Turkey on Monday said it would continue targeting a Syrian Kurdish militia in Syria if it failed to fulfil promises to retreat east of the Euphrates River, accusing the group of ethnic cleansing. But the warning came amid a call by a top U.S. official to focus on the fight against ISIS.
“The YPG (People’s Protection Units) first of all… needs to cross east of the Euphrates as soon as possible. So long as they don’t, they will be a target,” said Foreign Minister Mevlut Cavusoglu.
“In the places where it has moved, the YPG forces everyone out — including Kurds — who do not think like it does and carries out ethnic cleansing,” he added.
Ankara had said it had killed 25 Kurdish “terrorists” on Sunday as it pressed on with a two-pronged operation inside Syria against ISIS jihadists and the YPG.
The Britain-based Syrian Observatory for Human Rights said at least 40 civilians were killed in Turkish shelling and airstrikes, claims that were strongly rejected by Ankara.
“Allegations that… civilians were shot at or targeted do not reflect the truth,” the office of the prime minister said, adding the army was taking “all necessary measures to prevent any harm to the civilian population.”
The action against the YPG is hugely sensitive as the Kurdish group — seen as a terror group by Ankara — is an ally of Turkey’s NATO ally, the United States, in the fight against ISIS in Syria.
The U.S. Monday criticized clashes between Turkish forces and some opposition groups in northern Syria as “unacceptable” and called on all armed actors in the fighting to stand down and focus on the fight against ISIS.
“We want to make clear that we find these clashes – in areas where ISIS is not located – unacceptable and a source of deep concern,” Brett McGurk, the special presidential envoy for the coalition to counter ISIS, said on his official Twitter account, citing a defense department statement.
“We call on all armed actors to stand down… the U.S. is actively engaged to facilitate such deconfliction and unity of focus on ISIS, which remains a lethal and common threat.”

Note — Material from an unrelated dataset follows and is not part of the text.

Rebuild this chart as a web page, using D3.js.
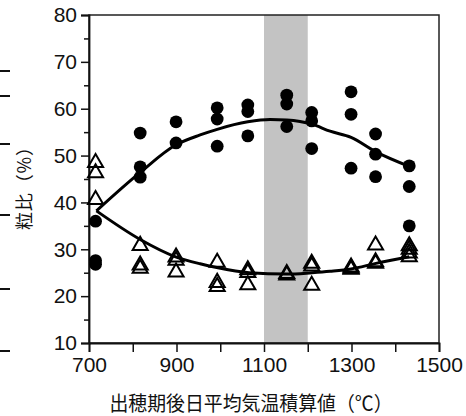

The chief spokesman for the YPG also said that Turkey’s claims that is it fighting YPG forces west of the Euphrates river were untrue and a pretext for seizing Syrian territory.
“There are absolutely no YPG military reinforcements being sent towards Manbij. Turkey’s claims that it is fighting the YPG west of the Euphrates have no basis in truth and are merely flimsy pretexts to widen its occupation of Syrian land,” Redur Xelil told Reuters.
But Cavusoglu said the ethnic composition of the area around the city of Manbij west of the Euphrates — captured by the YPG from ISIS earlier this month — was largely Arab.
“Residents who had to leave the region (before fighting broke out) must be the ones who live there. But that is not the goal of the YPG,” he said at a news conference alongside his Dutch counterpart Bert Koenders.
Cavusoglu also hailed the success of the lightning operation by Turkish-backed Syrian Arab fighters, who on Wednesday captured the town of Jarablus from ISIS.
“The objective of this operation (Jarablus) … is to clear this region of the Daesh (ISIS) terrorist organization.”
“As you see, even with a small force, ISIS … is leaving and running away from the regions under their control,” he added.